From a distance, the Farraday family appeared to have healed. Miles, the renowned surgeon, was back to doing what he did best, and if he spent too many hours in the OR, it seemed right that he should save as many lives as he could. Zach had surprised everyone who knew him by blistering through both junior college and the University of Washington; he’d graduated in three years and started medical school a year early. Now he was in his second year, and his grades were stellar. He had moved into a rental house on the island, and he did two things in his life: school and fatherhood. He seemed not to care that he had no time for a social life. Islanders spoke of him with pride, saying how tragedy had shaped him, and how well he’d risen to the challenge of fatherhood.

And then there was Jude.

For years, she had tried to reclaim the woman she’d been before her daughter’s death. She’d done what was asked of her, what was expected. She’d gone to support groups and therapists. She’d taken Xanax and Zoloft and Prozac at various times. She’d slept too much and then too little. She’d lost too much weight. Mostly, she’d learned that some pain simply could neither be cured nor ignored nor healed.
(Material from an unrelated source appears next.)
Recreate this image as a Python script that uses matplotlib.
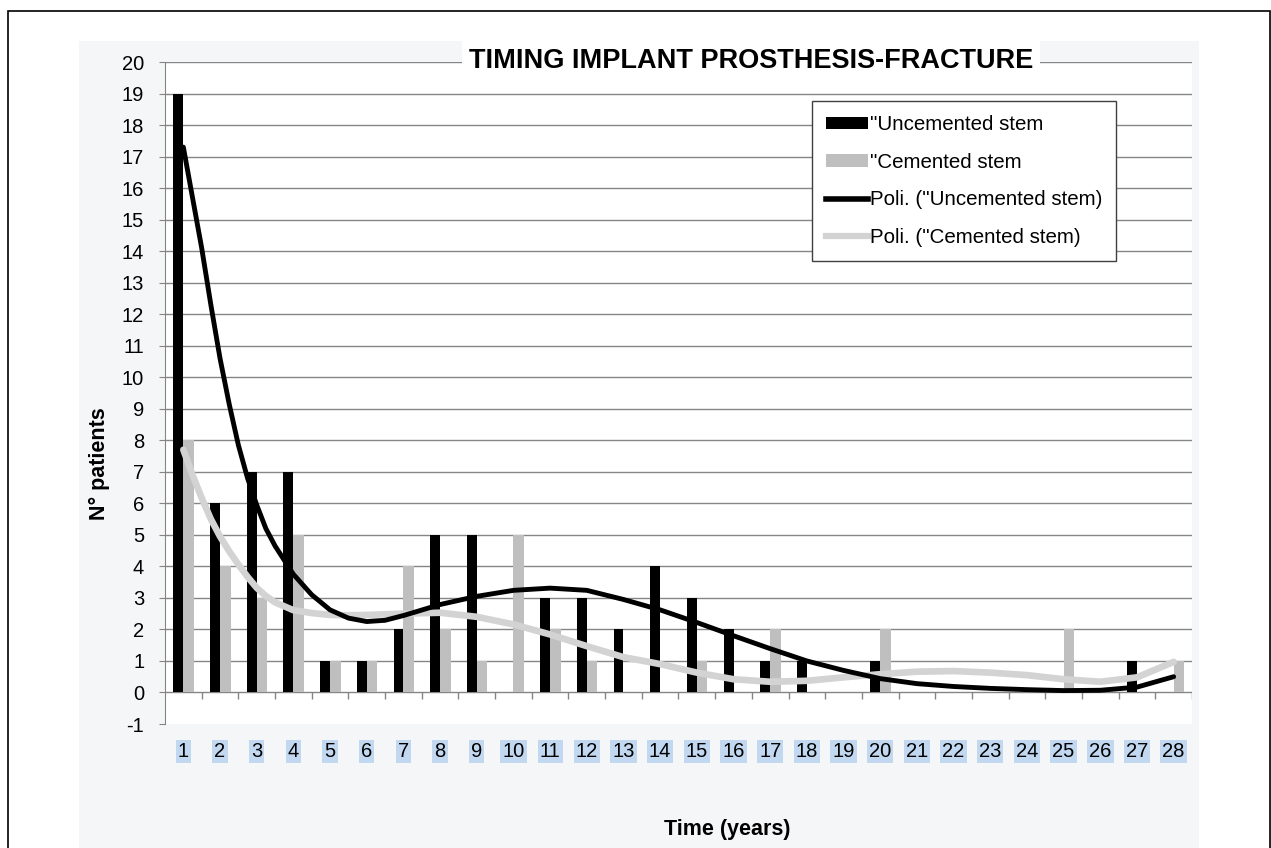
import numpy as np
import matplotlib.pyplot as plt
from matplotlib.patches import Rectangle, Patch
from matplotlib.lines import Line2D

plt.rcParams['font.family'] = ['Liberation Sans', 'DejaVu Sans']
plt.rcParams['axes.unicode_minus'] = False

# data
years = list(range(1, 29))
uncemented = [19, 6, 7, 7, 1, 1, 2, 5, 5, 0, 3, 3, 2, 4, 3, 2, 1, 1, 0, 1, 0, 0, 0, 0, 0, 0, 1, 0]
cemented = [8, 4, 3, 5, 1, 1, 4, 2, 1, 5, 2, 1, 0, 0, 1, 0, 2, 0, 0, 2, 0, 0, 0, 0, 2, 0, 0, 1]

# polynomial trend lines
trend_x = [1, 1.25, 1.5, 1.75, 2, 2.25, 2.5, 2.75, 3, 3.25, 3.5, 4, 4.5, 5, 5.5, 6, 6.5, 7,
           8, 9, 10, 11, 12, 13, 14, 15, 16, 17, 18, 19, 20, 21, 22, 23, 24, 25, 26, 27, 28]
trend_unc = [17.3, 15.7, 14.1, 12.3, 10.6, 9.15, 7.85, 6.8, 5.95, 5.2, 4.65, 3.75, 3.1, 2.62,
             2.36, 2.25, 2.29, 2.44, 2.79, 3.05, 3.24, 3.31, 3.24, 2.95, 2.62, 2.22, 1.8, 1.39,
             1.0, 0.7, 0.44, 0.28, 0.19, 0.13, 0.09, 0.06, 0.07, 0.17, 0.5]
trend_cem = [7.7, 6.9, 6.17, 5.5, 4.95, 4.48, 4.06, 3.67, 3.32, 3.06, 2.86, 2.61, 2.52, 2.46,
             2.45, 2.46, 2.48, 2.5, 2.53, 2.4, 2.16, 1.84, 1.47, 1.12, 0.9, 0.63, 0.42, 0.34,
             0.37, 0.48, 0.58, 0.66, 0.68, 0.63, 0.55, 0.42, 0.34, 0.48, 0.97]

W, H = 1271, 848
fig = plt.figure(figsize=(W / 100, H / 100), dpi=100)
fig.patch.set_facecolor('white')

# outer frame and gray chart area
fig.patches.append(Rectangle((8 / W, -0.01), (1270 - 8) / W, 1 - 11 / H + 0.01,
                             transform=fig.transFigure, facecolor='none',
                             edgecolor='black', lw=1.2, zorder=-2))
fig.patches.append(Rectangle((79 / W, 0), (1199 - 79) / W, 1 - 41 / H,
                             transform=fig.transFigure, facecolor='#f5f6f8',
                             edgecolor='none', zorder=-2))

ax = fig.add_axes([165 / W, 1 - 724 / H, (1192 - 165) / W, (724 - 62) / H])
ax.set_facecolor('white')

x = np.array(years)
w = 0.27
ax.bar(x - w, uncemented, width=w, align='edge', color='black', zorder=3)
ax.bar(x, cemented, width=w + 0.02, align='edge', color='#bfbfbf', zorder=3)
ax.plot(trend_x, trend_cem, color='#d3d3d3', lw=4.8, solid_capstyle='round',
        solid_joinstyle='round', zorder=4)
ax.plot(trend_x, trend_unc, color='black', lw=3.5, solid_capstyle='round',
        solid_joinstyle='round', zorder=5)

ax.set_xlim(0.5, 28.5)
ax.set_ylim(-1, 20)
ax.set_yticks(range(-1, 21))
for v in range(1, 21):
    ax.axhline(v, color='#858585', lw=1.0, zorder=1)
ax.axhline(0, color='#858585', lw=1.0, zorder=2)
ax.vlines(np.arange(1.5, 29, 1), -0.2, 0, color='#858585', lw=1.0, zorder=2)

for s in ['top', 'right', 'bottom']:
    ax.spines[s].set_visible(False)
ax.spines['left'].set_color('#858585')
ax.tick_params(axis='y', length=4.5, color='#858585', labelsize=14.5, pad=10.5)
ax.set_xticks(x)
ax.set_xticklabels([str(v) for v in years], fontsize=14.5)
ax.tick_params(axis='x', length=0, pad=13)
for lab in ax.get_xticklabels():
    lab.set_bbox(dict(facecolor='#c2d8f0', edgecolor='none', pad=1.5))

handles = [Patch(facecolor='black'), Patch(facecolor='#bfbfbf'),
           Line2D([], [], color='black', lw=4),
           Line2D([], [], color='#d3d3d3', lw=4.5)]
labels = ['"Uncemented stem', '"Cemented stem', 'Poli. ("Uncemented stem)', 'Poli. ("Cemented stem)']
leg = ax.legend(handles, labels, loc='upper left', bbox_to_anchor=(0.630, 0.941),
                borderaxespad=0, fontsize=14.8, frameon=True, fancybox=False,
                framealpha=1, edgecolor='#404040', labelspacing=0.9,
                handlelength=2.0, handleheight=0.55, handletextpad=0.1, borderpad=0.7)
leg.get_frame().set_linewidth(1.0)
leg.set_zorder(10)

fig.text(751 / W, 1 - 61 / H, 'TIMING IMPLANT PROSTHESIS-FRACTURE', ha='center', va='center',
         fontsize=19.5, fontweight='bold',
         bbox=dict(facecolor='white', edgecolor='none', pad=5))
fig.text(99 / W, 1 - 464 / H, 'N° patients', rotation=90, ha='center', va='center',
         fontsize=15.5, fontweight='bold')
fig.text(727 / W, 1 - 830 / H, 'Time (years)', ha='center', va='center',
         fontsize=15.5, fontweight='bold')

plt.savefig('out.png', dpi=100)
Time hadn’t healed her wounds. What a crock of shit that little cliché was. The kind of thing lucky people said to those who were less fortunate. Those same lucky people thought that talking about grief helped, and they thought nothing of telling you to “try to get on with your life.”

Finally, she’d stopped expecting to feel better, and that was when she found a way to live. She couldn’t control her grief or her life or much of anything, really (that was what she knew now), but she could control her emotions.

She was careful. Deliberate.

Brittle.

That most of all. She was like an antique porcelain vase that had been broken and painstakingly repaired. Every scar was visible up close, and only the gentlest touch could be used in handling the piece, but from a distance, from across the room, in the right light, it looked whole.

She followed a rigid routine; she’d learned that a schedule could save her. A to-do list could be the framework for a life. Wake up. Shower. Make coffee. Pay bills. Go to the grocery store … the post office … the dry cleaners. Put gas in the car.

This was how she moved through the hours of every day. She cut and styled her hair even though she didn’t care how she looked; she wore makeup; she dressed carefully. Otherwise, people would frown at her, lean closer, and say, “How are you, really?”

Better to look healthy and keep moving. On most days, that worked for her. She woke up and made it through the interminable daylight. On weekdays, she fed her granddaughter breakfast and drove her to kindergarten. A few hours later, she picked Grace up from the elementary school and dropped her off at the afternoon day care program that allowed Zach to spend his days in medical school.

Jude had learned that if she focused on the minutiae of life, she could keep her grief at bay.

Most days, anyway. Today, though, no amount of pretending could protect her.

Tomorrow was the sixth anniversary of Mia’s death.